Отлегло от сердца, смилостивился Грозный. Надолго ли? Входит царь Иван На нем-кольчуга, поверх которой крест, на кресте золотая кованая перевязь, из под кольчуги выказывается роскошный шитый кафтан, на голове остроконечный шлем, из под которого выбиваются редкие космы длинных, жидких волос; черная борода, по которой сильная проседь легла в двух местах ясными полосами, крючковатый хищный нос, страшные глаза, порою загорающиеся зловещим блеском; на его лице, усталом, изможденном, подернутом каким-то сероватым налетом, резкими чертами врезались все страсти, все заботы, тревоги и горести, волновавшие царя в течение его бурного царствования, отпечатлелась невероятная смесь жестокости, лукавства, лицемерия и царственного величия.
- “Присесть позволите?”.
И медленно, едва переступая с ноги на ногу, склонив голову, движется к княжескому месту, почтительно ведомый под руки с одной стороны Токмаковым, с другой-Матутой. Один полон покорности, другой- рабского трепета. А “он” изволит издеваться, и сколько дьявольской насмешки, худо скрываемого презрения, подозрительности слышится в его словах:
Ей ей, спасибо!
Да как еще сажают-то: вдвоем!
Как подобает, по-христиански:
Направо ангел, налево дьявол…
Царь с силой бросает слово “дьявол” и при этом как взмахнет руками… обоих так и стряхнул; Матута, ни жив, ни мертв, в угол отскочил.

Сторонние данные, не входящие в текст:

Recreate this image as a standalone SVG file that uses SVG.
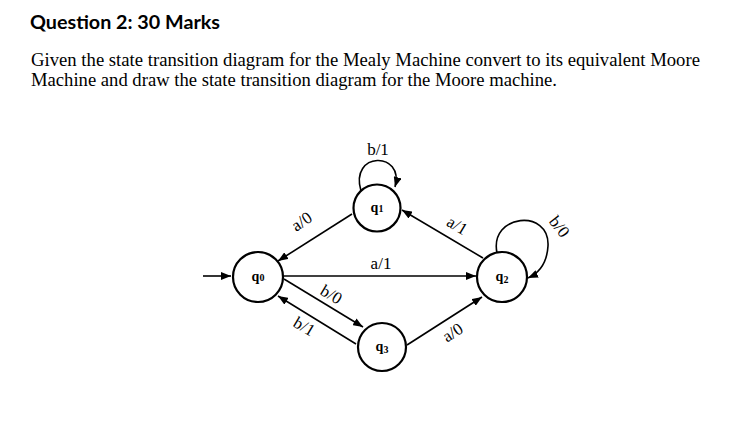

И вдруг принимает самый смиренный, самый покорный вид, прикидывается таким несчастным, хуже которого во всем обширном царстве Российском не сыщется, и униженно произносит:
- Да я-то скудоумный,
Я худородный, грешный раб Господень…
Он при этом еще и сгибается несколько, да потом вдруг как двинет рукою о стол:
- Вас разберу!
Смертельным холодом повеяло от этого “разберу”. Он разберет! .. Сел грозный царь. Ну, что же, теперь не худо и отдохнуть, и душу отвести: пожалуй, не худо и позабавиться чем ни на есть… И узнает царь, что есть у князя дочка уже на возрасте.
- Подросточек?
Одно это слово произносится с неподражаемой интонацией, на которую способен только Шаляпин, одно это слово вдруг освещает целую область духа, темную и жуткую, где господствуют первобытные, жадные позывы грубой плоти.
- Вели-ка поднести.
Многозначительно звучит это на вид такое простое “поднести”; дескать, посмотрим, может и позабавимся маленько.

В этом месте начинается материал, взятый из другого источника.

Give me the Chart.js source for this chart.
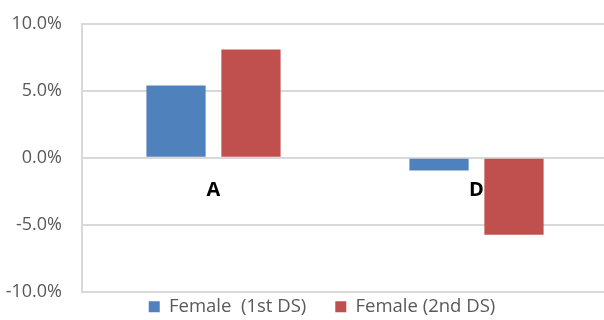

Входит Ольга в пышном наряде, смущенная, в руках ее поднос с чаркой; медленно приближается и склоняется перед царем. А он, обратясь к ней: “Ну, поднеси теперь и мне, да не с поклоном, поцелуем”, -встает, как бы прихорашивается и подходить к ней за поцелуем: тут как глянут на царя ее глаза, да прямо в душу, и что-то в этой душе давно забытое мгновенно шевельнулось.
— Что?.. Что такое? Мати пресвятая! ..
Не навожденье ль?..
Смутился! Грозный царь смутился! Человеческое проснулось в нем, какие-то невидимые нежные нити протянулись от чистой девичьей души к душе… кого же? Иоанна Грозного! .. Точно Бог и Дьявол стали лицом к лицу… Вот какая-то едва заметная тень скользнула по лицу царя, что-то дрогнуло в углах рта… “Не хочешь ли со мной поцеловаться?” - но уж нет в этих словах прежнего значения, и смех, которым он вдруг разражается, звучит неверно и насильственно.
- Пожалуй, что теперь и закусить не худо. Пригожая подруга Ольги подносит ему пирог с грибами. Царь почти в духе. Видно, миновала гроза, свободнее стало дышать.